# Written request
Leave out the pictures and retype only the lines from the opening line to the line that holds "import plotly.graph_objects as go", both ends included.
------------------------------
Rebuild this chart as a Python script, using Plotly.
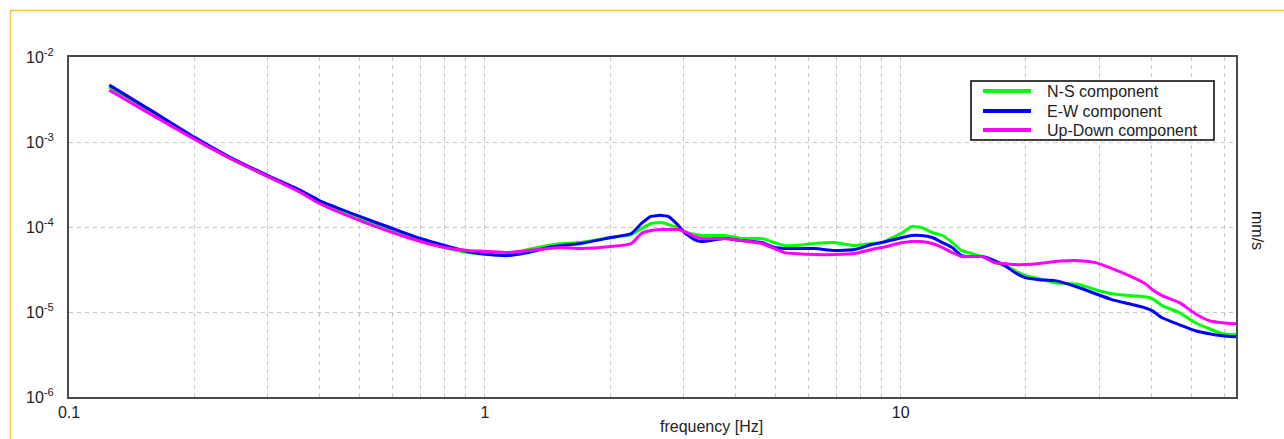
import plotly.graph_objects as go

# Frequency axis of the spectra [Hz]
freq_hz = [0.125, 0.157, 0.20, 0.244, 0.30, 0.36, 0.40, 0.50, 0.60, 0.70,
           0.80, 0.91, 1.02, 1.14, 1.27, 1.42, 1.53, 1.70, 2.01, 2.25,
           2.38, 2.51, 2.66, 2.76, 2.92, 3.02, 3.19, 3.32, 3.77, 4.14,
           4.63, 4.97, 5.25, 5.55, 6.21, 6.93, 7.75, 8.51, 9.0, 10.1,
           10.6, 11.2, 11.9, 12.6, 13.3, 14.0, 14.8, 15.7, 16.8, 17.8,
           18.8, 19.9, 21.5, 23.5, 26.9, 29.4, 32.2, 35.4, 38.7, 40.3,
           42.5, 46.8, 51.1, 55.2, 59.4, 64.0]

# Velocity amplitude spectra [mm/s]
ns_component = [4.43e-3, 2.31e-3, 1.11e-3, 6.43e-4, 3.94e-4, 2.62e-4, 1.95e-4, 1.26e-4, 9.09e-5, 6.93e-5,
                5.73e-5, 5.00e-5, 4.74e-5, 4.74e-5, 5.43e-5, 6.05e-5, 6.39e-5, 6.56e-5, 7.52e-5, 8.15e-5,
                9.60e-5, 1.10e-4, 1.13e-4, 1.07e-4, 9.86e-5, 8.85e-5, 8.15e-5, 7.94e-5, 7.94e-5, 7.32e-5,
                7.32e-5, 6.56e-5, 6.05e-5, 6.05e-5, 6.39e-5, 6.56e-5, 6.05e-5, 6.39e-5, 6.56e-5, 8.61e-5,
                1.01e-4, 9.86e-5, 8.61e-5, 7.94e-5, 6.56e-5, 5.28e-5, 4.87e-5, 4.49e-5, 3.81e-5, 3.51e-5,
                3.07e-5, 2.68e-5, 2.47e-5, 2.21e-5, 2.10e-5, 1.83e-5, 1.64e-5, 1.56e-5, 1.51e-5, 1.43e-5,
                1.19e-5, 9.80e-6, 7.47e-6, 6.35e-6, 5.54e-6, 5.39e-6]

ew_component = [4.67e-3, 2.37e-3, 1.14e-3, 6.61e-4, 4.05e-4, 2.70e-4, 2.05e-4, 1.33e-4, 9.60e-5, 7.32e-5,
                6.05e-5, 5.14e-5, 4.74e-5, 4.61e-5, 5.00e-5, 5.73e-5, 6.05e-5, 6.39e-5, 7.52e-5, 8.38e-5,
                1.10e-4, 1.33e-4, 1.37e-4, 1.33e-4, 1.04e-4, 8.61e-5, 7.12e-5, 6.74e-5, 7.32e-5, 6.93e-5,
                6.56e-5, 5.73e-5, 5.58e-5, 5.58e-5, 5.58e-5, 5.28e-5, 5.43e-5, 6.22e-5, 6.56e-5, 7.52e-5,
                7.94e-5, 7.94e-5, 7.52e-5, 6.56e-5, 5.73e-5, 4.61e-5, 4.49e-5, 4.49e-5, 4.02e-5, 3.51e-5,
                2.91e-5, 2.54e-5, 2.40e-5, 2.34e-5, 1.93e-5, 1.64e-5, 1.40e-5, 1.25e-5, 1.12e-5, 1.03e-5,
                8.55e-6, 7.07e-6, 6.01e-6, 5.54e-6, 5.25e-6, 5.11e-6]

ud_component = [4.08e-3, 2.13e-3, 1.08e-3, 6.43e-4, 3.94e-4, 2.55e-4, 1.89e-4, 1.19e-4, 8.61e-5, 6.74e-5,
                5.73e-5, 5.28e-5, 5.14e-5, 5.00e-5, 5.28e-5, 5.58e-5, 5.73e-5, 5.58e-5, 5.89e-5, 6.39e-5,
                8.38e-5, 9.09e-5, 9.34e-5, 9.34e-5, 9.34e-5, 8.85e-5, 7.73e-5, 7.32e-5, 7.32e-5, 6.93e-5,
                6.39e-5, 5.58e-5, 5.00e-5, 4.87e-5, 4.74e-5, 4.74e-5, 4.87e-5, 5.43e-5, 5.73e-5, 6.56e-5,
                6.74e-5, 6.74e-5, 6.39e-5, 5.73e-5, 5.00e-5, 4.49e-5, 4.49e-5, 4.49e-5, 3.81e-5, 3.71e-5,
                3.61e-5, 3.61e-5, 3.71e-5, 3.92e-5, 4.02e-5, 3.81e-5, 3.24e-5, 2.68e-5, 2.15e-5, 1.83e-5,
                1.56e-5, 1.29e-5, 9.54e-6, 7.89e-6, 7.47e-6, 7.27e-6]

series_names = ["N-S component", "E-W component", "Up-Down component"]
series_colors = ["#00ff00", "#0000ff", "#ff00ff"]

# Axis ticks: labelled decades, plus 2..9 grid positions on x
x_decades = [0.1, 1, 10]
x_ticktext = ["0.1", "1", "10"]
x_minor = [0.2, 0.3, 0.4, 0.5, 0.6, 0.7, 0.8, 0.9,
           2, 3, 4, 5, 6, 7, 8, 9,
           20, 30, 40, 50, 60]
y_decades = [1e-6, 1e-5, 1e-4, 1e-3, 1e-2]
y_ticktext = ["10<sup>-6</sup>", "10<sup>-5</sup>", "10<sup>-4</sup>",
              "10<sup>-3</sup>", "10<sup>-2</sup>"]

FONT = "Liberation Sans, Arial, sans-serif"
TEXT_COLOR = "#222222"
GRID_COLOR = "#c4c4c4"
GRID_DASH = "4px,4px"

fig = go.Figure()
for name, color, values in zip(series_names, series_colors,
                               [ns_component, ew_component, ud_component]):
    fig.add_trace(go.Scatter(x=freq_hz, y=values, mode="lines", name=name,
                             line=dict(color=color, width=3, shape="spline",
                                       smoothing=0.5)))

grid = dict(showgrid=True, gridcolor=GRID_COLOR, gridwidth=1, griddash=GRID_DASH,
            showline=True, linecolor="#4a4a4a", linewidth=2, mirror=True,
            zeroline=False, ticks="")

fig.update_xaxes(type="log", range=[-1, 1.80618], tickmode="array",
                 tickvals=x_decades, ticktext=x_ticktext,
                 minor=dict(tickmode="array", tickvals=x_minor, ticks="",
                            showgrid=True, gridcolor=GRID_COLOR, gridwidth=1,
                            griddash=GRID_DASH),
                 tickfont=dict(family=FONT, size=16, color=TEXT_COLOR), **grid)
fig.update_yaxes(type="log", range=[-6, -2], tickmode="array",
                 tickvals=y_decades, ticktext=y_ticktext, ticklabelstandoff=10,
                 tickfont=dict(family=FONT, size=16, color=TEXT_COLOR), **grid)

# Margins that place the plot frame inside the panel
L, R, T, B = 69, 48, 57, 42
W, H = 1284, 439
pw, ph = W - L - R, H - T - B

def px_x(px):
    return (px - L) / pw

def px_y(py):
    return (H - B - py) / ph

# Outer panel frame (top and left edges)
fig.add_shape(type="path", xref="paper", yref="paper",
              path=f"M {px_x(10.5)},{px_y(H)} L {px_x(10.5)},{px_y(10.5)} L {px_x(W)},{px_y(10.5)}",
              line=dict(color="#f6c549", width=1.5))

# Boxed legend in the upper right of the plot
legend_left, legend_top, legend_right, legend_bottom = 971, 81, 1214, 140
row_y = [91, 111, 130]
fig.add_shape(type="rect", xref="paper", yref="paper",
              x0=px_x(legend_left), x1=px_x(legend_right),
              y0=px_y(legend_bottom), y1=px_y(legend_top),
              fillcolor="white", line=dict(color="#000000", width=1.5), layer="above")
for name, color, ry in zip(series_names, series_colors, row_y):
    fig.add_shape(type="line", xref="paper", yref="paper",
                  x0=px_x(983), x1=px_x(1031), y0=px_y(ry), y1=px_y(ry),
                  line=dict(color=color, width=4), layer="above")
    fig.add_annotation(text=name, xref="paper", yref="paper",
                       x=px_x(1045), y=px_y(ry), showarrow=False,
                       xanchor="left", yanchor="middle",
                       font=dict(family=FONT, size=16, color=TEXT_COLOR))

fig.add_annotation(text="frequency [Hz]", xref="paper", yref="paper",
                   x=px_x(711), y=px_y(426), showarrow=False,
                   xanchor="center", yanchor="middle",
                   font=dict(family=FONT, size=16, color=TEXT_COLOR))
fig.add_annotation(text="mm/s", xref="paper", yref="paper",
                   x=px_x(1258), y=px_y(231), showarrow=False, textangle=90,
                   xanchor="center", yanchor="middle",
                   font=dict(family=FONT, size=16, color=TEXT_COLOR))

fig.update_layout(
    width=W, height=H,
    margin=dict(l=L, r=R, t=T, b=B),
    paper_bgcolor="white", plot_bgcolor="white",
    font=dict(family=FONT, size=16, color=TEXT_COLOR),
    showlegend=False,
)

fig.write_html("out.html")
------------------------------
# Completed task
Rebuild this chart as a Python script, using Plotly.
import plotly.graph_objects as go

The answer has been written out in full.